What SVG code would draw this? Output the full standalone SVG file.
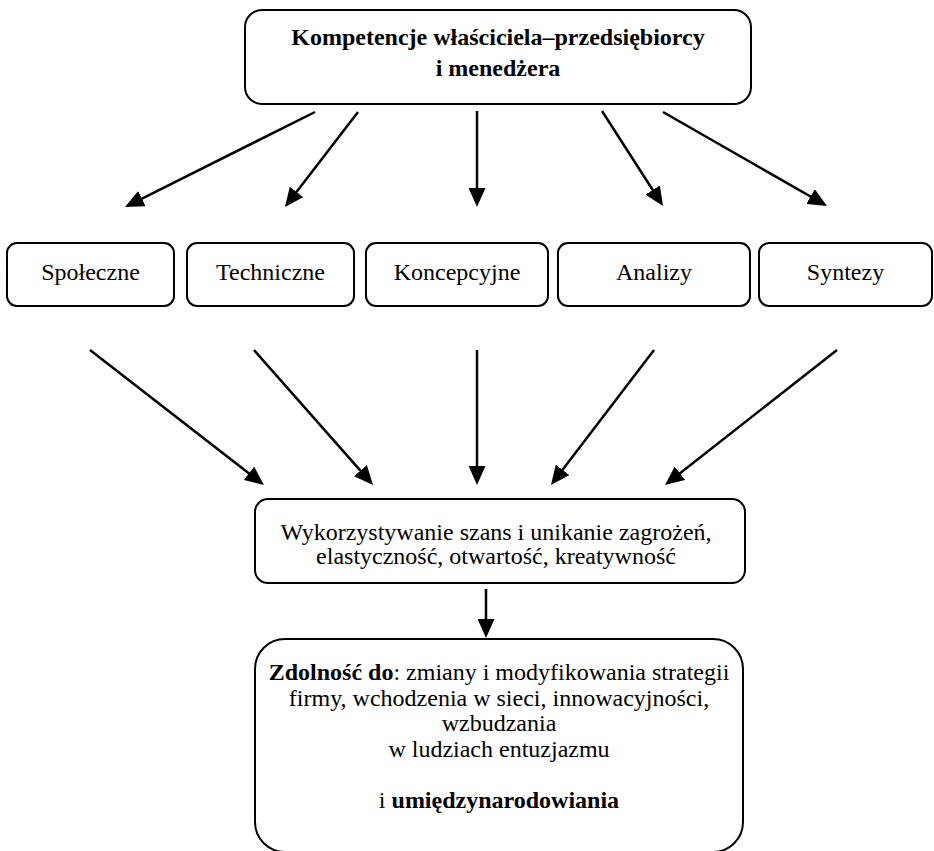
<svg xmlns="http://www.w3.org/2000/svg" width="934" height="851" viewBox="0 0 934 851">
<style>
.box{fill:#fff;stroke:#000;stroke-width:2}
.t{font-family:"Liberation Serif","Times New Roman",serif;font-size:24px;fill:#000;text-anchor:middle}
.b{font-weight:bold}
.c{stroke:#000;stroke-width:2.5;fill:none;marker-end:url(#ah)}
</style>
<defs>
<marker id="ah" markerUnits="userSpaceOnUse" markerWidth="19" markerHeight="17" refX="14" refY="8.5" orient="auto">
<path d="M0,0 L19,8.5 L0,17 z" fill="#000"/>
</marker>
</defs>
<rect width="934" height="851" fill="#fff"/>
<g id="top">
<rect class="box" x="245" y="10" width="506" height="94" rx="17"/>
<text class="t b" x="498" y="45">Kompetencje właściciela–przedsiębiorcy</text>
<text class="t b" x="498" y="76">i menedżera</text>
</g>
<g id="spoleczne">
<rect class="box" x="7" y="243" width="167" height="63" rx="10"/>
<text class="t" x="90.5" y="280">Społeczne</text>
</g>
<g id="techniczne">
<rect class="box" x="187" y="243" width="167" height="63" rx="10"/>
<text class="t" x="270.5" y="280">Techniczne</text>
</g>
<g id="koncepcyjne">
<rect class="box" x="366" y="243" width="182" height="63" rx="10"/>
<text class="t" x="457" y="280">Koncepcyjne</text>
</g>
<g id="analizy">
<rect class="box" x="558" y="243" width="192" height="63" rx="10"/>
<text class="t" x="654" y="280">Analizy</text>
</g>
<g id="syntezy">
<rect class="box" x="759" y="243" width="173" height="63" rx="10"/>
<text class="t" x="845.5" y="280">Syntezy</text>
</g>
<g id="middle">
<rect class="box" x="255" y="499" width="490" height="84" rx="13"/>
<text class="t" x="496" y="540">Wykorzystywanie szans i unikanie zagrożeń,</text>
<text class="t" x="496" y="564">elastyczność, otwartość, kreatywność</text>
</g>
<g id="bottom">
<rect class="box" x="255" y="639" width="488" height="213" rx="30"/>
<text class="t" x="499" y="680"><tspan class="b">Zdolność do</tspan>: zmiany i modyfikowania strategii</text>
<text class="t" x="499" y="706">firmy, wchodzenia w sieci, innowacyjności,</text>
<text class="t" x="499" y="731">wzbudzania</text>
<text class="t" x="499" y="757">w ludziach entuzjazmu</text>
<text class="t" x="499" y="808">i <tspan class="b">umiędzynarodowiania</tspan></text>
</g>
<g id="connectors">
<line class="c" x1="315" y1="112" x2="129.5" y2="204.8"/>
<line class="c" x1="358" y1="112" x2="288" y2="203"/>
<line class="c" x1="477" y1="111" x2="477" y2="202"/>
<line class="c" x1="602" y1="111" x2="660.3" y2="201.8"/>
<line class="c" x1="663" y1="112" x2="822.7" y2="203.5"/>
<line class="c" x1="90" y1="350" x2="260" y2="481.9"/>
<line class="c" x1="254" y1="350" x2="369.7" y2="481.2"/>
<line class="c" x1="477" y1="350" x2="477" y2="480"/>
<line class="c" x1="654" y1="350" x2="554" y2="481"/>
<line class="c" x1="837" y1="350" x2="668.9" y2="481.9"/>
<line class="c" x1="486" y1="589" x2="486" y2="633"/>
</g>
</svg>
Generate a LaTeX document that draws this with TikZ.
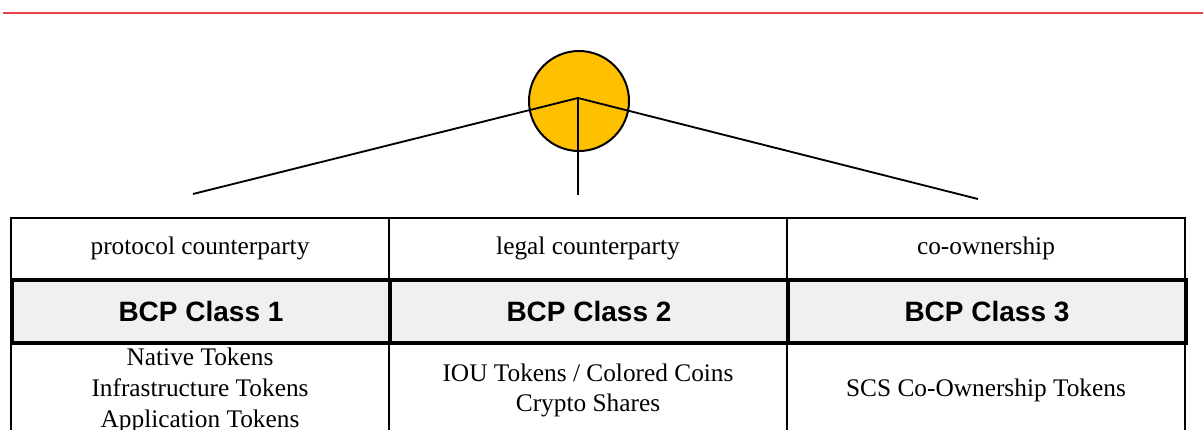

####################

Written problem:
Make an exact copy of the listing above. Do not include the pictures.

Response to the task:
What SVG code would draw this? Output the full standalone SVG file.
<svg xmlns="http://www.w3.org/2000/svg" width="934" height="851" viewBox="0 0 934 851">
<style>
.box{fill:#fff;stroke:#000;stroke-width:2}
.t{font-family:"Liberation Serif","Times New Roman",serif;font-size:24px;fill:#000;text-anchor:middle}
.b{font-weight:bold}
.c{stroke:#000;stroke-width:2.5;fill:none;marker-end:url(#ah)}
</style>
<defs>
<marker id="ah" markerUnits="userSpaceOnUse" markerWidth="19" markerHeight="17" refX="14" refY="8.5" orient="auto">
<path d="M0,0 L19,8.5 L0,17 z" fill="#000"/>
</marker>
</defs>
<rect width="934" height="851" fill="#fff"/>
<g id="top">
<rect class="box" x="245" y="10" width="506" height="94" rx="17"/>
<text class="t b" x="498" y="45">Kompetencje właściciela–przedsiębiorcy</text>
<text class="t b" x="498" y="76">i menedżera</text>
</g>
<g id="spoleczne">
<rect class="box" x="7" y="243" width="167" height="63" rx="10"/>
<text class="t" x="90.5" y="280">Społeczne</text>
</g>
<g id="techniczne">
<rect class="box" x="187" y="243" width="167" height="63" rx="10"/>
<text class="t" x="270.5" y="280">Techniczne</text>
</g>
<g id="koncepcyjne">
<rect class="box" x="366" y="243" width="182" height="63" rx="10"/>
<text class="t" x="457" y="280">Koncepcyjne</text>
</g>
<g id="analizy">
<rect class="box" x="558" y="243" width="192" height="63" rx="10"/>
<text class="t" x="654" y="280">Analizy</text>
</g>
<g id="syntezy">
<rect class="box" x="759" y="243" width="173" height="63" rx="10"/>
<text class="t" x="845.5" y="280">Syntezy</text>
</g>
<g id="middle">
<rect class="box" x="255" y="499" width="490" height="84" rx="13"/>
<text class="t" x="496" y="540">Wykorzystywanie szans i unikanie zagrożeń,</text>
<text class="t" x="496" y="564">elastyczność, otwartość, kreatywność</text>
</g>
<g id="bottom">
<rect class="box" x="255" y="639" width="488" height="213" rx="30"/>
<text class="t" x="499" y="680"><tspan class="b">Zdolność do</tspan>: zmiany i modyfikowania strategii</text>
<text class="t" x="499" y="706">firmy, wchodzenia w sieci, innowacyjności,</text>
<text class="t" x="499" y="731">wzbudzania</text>
<text class="t" x="499" y="757">w ludziach entuzjazmu</text>
<text class="t" x="499" y="808">i <tspan class="b">umiędzynarodowiania</tspan></text>
</g>
<g id="connectors">
<line class="c" x1="315" y1="112" x2="129.5" y2="204.8"/>
<line class="c" x1="358" y1="112" x2="288" y2="203"/>
<line class="c" x1="477" y1="111" x2="477" y2="202"/>
<line class="c" x1="602" y1="111" x2="660.3" y2="201.8"/>
<line class="c" x1="663" y1="112" x2="822.7" y2="203.5"/>
<line class="c" x1="90" y1="350" x2="260" y2="481.9"/>
<line class="c" x1="254" y1="350" x2="369.7" y2="481.2"/>
<line class="c" x1="477" y1="350" x2="477" y2="480"/>
<line class="c" x1="654" y1="350" x2="554" y2="481"/>
<line class="c" x1="837" y1="350" x2="668.9" y2="481.9"/>
<line class="c" x1="486" y1="589" x2="486" y2="633"/>
</g>
</svg>
Generate a LaTeX document that draws this with TikZ.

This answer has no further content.